• **Stated exercise**
Gather every line below where "this" appears.

• **Data provided**
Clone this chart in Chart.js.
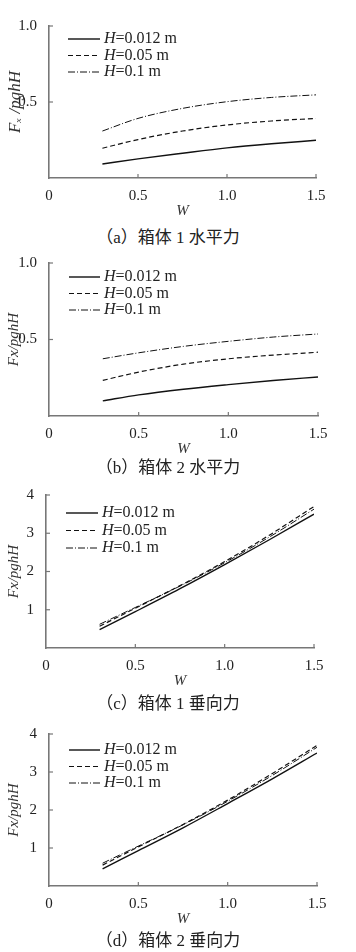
<!DOCTYPE html>
<html>
<head>
<meta charset="utf-8">
<script src="https://cdn.jsdelivr.net/npm/chart.js@4/dist/chart.umd.min.js"></script>
<style>
  body { margin: 0; background: #fff; width: 356px; height: 952px; position: relative; overflow: hidden; }
  .panel { position: absolute; left: 0; width: 356px; }
  .caption { position: absolute; left: 0; width: 336px; text-align: center;
             font-family: "Liberation Serif", "Noto Sans CJK SC", serif; font-size: 17px; color: #222; }
</style>
</head>
<body>
<div class="panel" id="pa"><canvas id="chartA"></canvas></div>
<div class="caption" style="top:223px">（a）箱体 1 水平力</div>
<div class="panel" id="pb"><canvas id="chartB"></canvas></div>
<div class="caption" style="top:453px">（b）箱体 2 水平力</div>
<div class="panel" id="pc"><canvas id="chartC"></canvas></div>
<div class="caption" style="top:689px">（c）箱体 1 垂向力</div>
<div class="panel" id="pd"><canvas id="chartD"></canvas></div>
<div class="caption" style="top:926px">（d）箱体 2 垂向力</div>
<script>
// W 取值
const wValues = [0.3, 0.5, 0.75, 1.0, 1.25, 1.5];
const seriesLabels = ['H=0.012 m', 'H=0.05 m', 'H=0.1 m'];

// (a) 箱体1 水平力
const a012 = [0.092, 0.126, 0.163, 0.198, 0.225, 0.248];
const a05  = [0.196, 0.253, 0.309, 0.349, 0.375, 0.392];
const a1   = [0.309, 0.392, 0.458, 0.502, 0.530, 0.547];
// (b) 箱体2 水平力
const b012 = [0.099, 0.138, 0.175, 0.205, 0.232, 0.255];
const b05  = [0.233, 0.287, 0.339, 0.374, 0.398, 0.417];
const b1   = [0.374, 0.413, 0.455, 0.488, 0.516, 0.536];
// (c) 箱体1 垂向力
const c012 = [0.48, 0.95, 1.55, 2.18, 2.83, 3.50];
const c05  = [0.57, 1.04, 1.63, 2.26, 2.95, 3.70];
const c1   = [0.62, 1.06, 1.62, 2.23, 2.90, 3.63];
// (d) 箱体2 垂向力
const d012 = [0.45, 0.93, 1.53, 2.17, 2.82, 3.50];
const d05  = [0.55, 1.03, 1.62, 2.26, 2.96, 3.70];
const d1   = [0.60, 1.05, 1.61, 2.23, 2.91, 3.65];

const xTicks = [0, 0.5, 1.0, 1.5];
const xTickLabels = ['0', '0.5', '1.0', '1.5'];
const yTicksH = [0.5, 1.0];
const yTickLabelsH = ['0.5', '1.0'];
const yTicksV = [1, 2, 3, 4];
const yTickLabelsV = ['1', '2', '3', '4'];

const serif = '"Liberation Serif", "Times New Roman", serif';
const axisColor = '#777';

const styles = [
  { borderDash: [], borderWidth: 1.4 },
  { borderDash: [5, 3], borderWidth: 1.2 },
  { borderDash: [7, 2, 1, 2], borderWidth: 1.0 }
];

// 向内的刻度线
const innerTicks = {
  id: 'innerTicks',
  afterDraw(chart) {
    const ctx = chart.ctx;
    const area = chart.chartArea;
    ctx.save();
    ctx.strokeStyle = axisColor;
    ctx.lineWidth = 1.2;
    chart.scales.y.ticks.forEach(t => {
      const py = chart.scales.y.getPixelForValue(t.value);
      ctx.beginPath(); ctx.moveTo(area.left, py); ctx.lineTo(area.left + 4, py); ctx.stroke();
    });
    chart.scales.x.ticks.forEach(t => {
      if (t.value === 0) return;
      const px = chart.scales.x.getPixelForValue(t.value);
      ctx.beginPath(); ctx.moveTo(px, area.bottom); ctx.lineTo(px, area.bottom - 4); ctx.stroke();
    });
    ctx.restore();
  }
};

// 图例（H 斜体）
const inLegend = {
  id: 'inLegend',
  afterDraw(chart, args, opts) {
    const ctx = chart.ctx;
    const area = chart.chartArea;
    ctx.save();
    chart.data.datasets.forEach((ds, i) => {
      const y = area.top + opts.top + i * opts.gap;
      ctx.strokeStyle = '#111';
      ctx.lineWidth = ds.borderWidth;
      ctx.setLineDash(ds.borderDash);
      ctx.beginPath(); ctx.moveTo(opts.x0, y); ctx.lineTo(opts.x1, y); ctx.stroke();
      ctx.setLineDash([]);
      ctx.fillStyle = '#222';
      ctx.textBaseline = 'middle';
      ctx.font = 'italic ' + opts.size + 'px ' + serif;
      const h = ds.label.slice(0, 1);
      ctx.fillText(h, opts.x1 + 4, y);
      const w = ctx.measureText(h).width;
      ctx.font = opts.size + 'px ' + serif;
      ctx.fillText(ds.label.slice(1), opts.x1 + 4 + w, y);
    });
    ctx.restore();
  }
};

function makePanel(divId, canvasId, p) {
  const div = document.getElementById(divId);
  const padTop = 12;
  const xH = 42;
  const height = (p.bottom - p.top) + padTop + xH;
  div.style.top = (p.top - padTop) + 'px';
  div.style.height = height + 'px';
  const canvas = document.getElementById(canvasId);
  canvas.width = 356; canvas.height = height;
  canvas.style.width = '356px'; canvas.style.height = height + 'px';

  const datasets = p.series.map((vals, i) => ({
    label: seriesLabels[i],
    data: wValues.map((w, k) => ({ x: w, y: vals[k] })),
    borderColor: '#111',
    borderWidth: styles[i].borderWidth,
    borderDash: styles[i].borderDash,
    pointRadius: 0,
    cubicInterpolationMode: 'monotone',
    fill: false
  }));

  new Chart(canvas.getContext('2d'), {
    type: 'line',
    data: { datasets },
    plugins: [innerTicks, inLegend],
    options: {
      responsive: false,
      animation: false,
      layout: { padding: { top: padTop, right: 356 - p.right, left: 0, bottom: 0 } },
      plugins: {
        legend: { display: false },
        tooltip: { enabled: false },
        inLegend: p.legend
      },
      scales: {
        x: {
          type: 'linear', min: 0, max: 1.5,
          afterBuildTicks: s => { s.ticks = xTicks.map(v => ({ value: v })); },
          afterFit: s => { s.height = xH; },
          grid: { display: false },
          border: { display: true, color: axisColor, width: 1.6 },
          ticks: {
            padding: 1, color: '#222', font: { family: serif, size: 15 },
            maxRotation: 0, autoSkip: false,
            callback: v => xTickLabels[xTicks.indexOf(v)]
          },
          title: { display: true, text: 'W', color: '#333', padding: { top: 0, bottom: 0 },
                   font: { family: serif, size: 15, style: 'italic' } }
        },
        y: {
          type: 'linear', min: 0, max: p.ymax,
          afterBuildTicks: s => { s.ticks = p.yTicks.map(v => ({ value: v })); },
          afterFit: s => { s.width = p.left; },
          grid: { display: false },
          border: { display: true, color: axisColor, width: 1.6 },
          ticks: {
            padding: 4, color: '#222', font: { family: serif, size: 15 },
            autoSkip: false,
            callback: v => p.yTickLabels[p.yTicks.indexOf(v)]
          },
          title: { display: true, text: p.yTitle, color: '#333', padding: { top: 5, bottom: 0 },
                   font: { family: serif, size: p.yTitleSize, style: 'italic' } }
        }
      }
    }
  });
}

makePanel('pa', 'chartA', {
  top: 25, bottom: 178, left: 49, right: 316, ymax: 1.0,
  yTicks: yTicksH, yTickLabels: yTickLabelsH, yTitle: 'Fₓ /pghH', yTitleSize: 17,
  series: [a012, a05, a1],
  legend: { top: 13, gap: 16.5, x0: 68, x1: 100, size: 16 }
});
makePanel('pb', 'chartB', {
  top: 262, bottom: 416, left: 49, right: 318, ymax: 1.0,
  yTicks: yTicksH, yTickLabels: yTickLabelsH, yTitle: 'Fx/pghH', yTitleSize: 15,
  series: [b012, b05, b1],
  legend: { top: 14, gap: 16.5, x0: 69, x1: 100, size: 16 }
});
makePanel('pc', 'chartC', {
  top: 494, bottom: 648, left: 46, right: 314, ymax: 4,
  yTicks: yTicksV, yTickLabels: yTickLabelsV, yTitle: 'Fx/pghH', yTitleSize: 15,
  series: [c012, c05, c1],
  legend: { top: 18, gap: 17.5, x0: 66, x1: 98, size: 16 }
});
makePanel('pd', 'chartD', {
  top: 733, bottom: 886, left: 49, right: 317, ymax: 4,
  yTicks: yTicksV, yTickLabels: yTickLabelsV, yTitle: 'Fx/pghH', yTitleSize: 15,
  series: [d012, d05, d1],
  legend: { top: 16, gap: 16.5, x0: 69, x1: 100, size: 16 }
});
</script>
</body>
</html>
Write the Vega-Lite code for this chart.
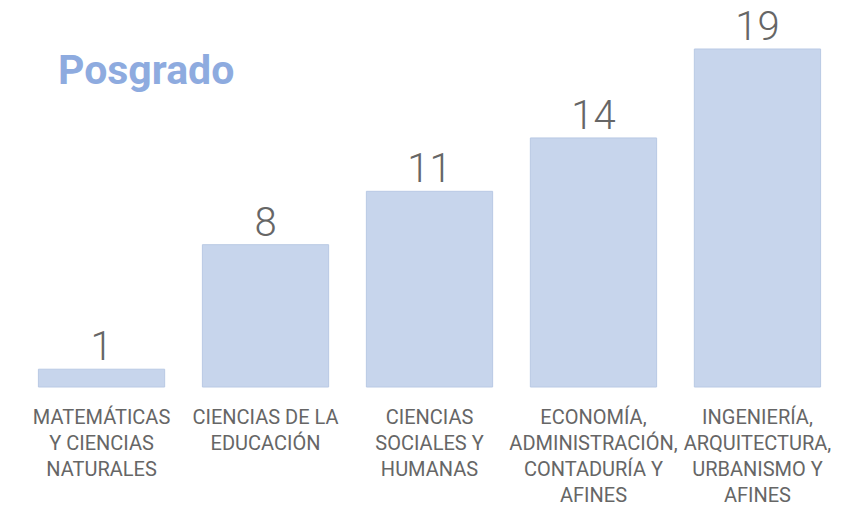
{
  "$schema": "https://vega.github.io/schema/vega-lite/v6.json",
  "width": 815,
  "height": 338,
  "autosize": {"type": "none"},
  "padding": {"left": 22, "top": 49, "right": 29, "bottom": 122},
  "background": "white",
  "title": {
    "text": "Posgrado",
    "anchor": "start",
    "font": "Roboto",
    "fontSize": 41,
    "fontWeight": "bold",
    "color": "#8eabdf",
    "baseline": "alphabetic",
    "offset": 0,
    "dx": 36,
    "dy": 117
  },
  "data": {
    "values": [
      {"area": "MATEMÁTICAS|Y CIENCIAS|NATURALES", "n": 1},
      {"area": "CIENCIAS DE LA|EDUCACIÓN", "n": 8},
      {"area": "CIENCIAS|SOCIALES Y|HUMANAS", "n": 11},
      {"area": "ECONOMÍA,|ADMINISTRACIÓN,|CONTADURÍA Y|AFINES", "n": 14},
      {"area": "INGENIERÍA,|ARQUITECTURA,|URBANISMO Y|AFINES", "n": 19}
    ]
  },
  "encoding": {
    "x": {
      "field": "area",
      "type": "nominal",
      "sort": null,
      "scale": {"paddingInner": 0.23, "paddingOuter": 0.1},
      "axis": {
        "title": null,
        "domain": false,
        "ticks": false,
        "labelAngle": 0,
        "labelExpr": "split(datum.label, '|')",
        "labelFont": "Roboto",
        "labelFontSize": 20,
        "labelColor": "#666666",
        "labelLineHeight": 26,
        "labelPadding": 20,
        "labelBaseline": "top",
        "labelLimit": 0
      }
    },
    "y": {
      "field": "n",
      "type": "quantitative",
      "scale": {"domain": [0, 19], "nice": false},
      "axis": null
    }
  },
  "layer": [
    {
      "mark": {"type": "bar", "color": "#c7d5ec", "stroke": "#b9c9e4", "strokeWidth": 1}
    },
    {
      "mark": {"type": "text", "font": "Roboto", "fontSize": 40, "fontWeight": 300, "color": "#666666", "baseline": "alphabetic", "dy": -9},
      "encoding": {"text": {"field": "n", "type": "quantitative"}}
    }
  ],
  "config": {"view": {"stroke": null}}
}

• **The answer**
Clone this chart in Chart.js.
Write the Vega-Lite code for this chart.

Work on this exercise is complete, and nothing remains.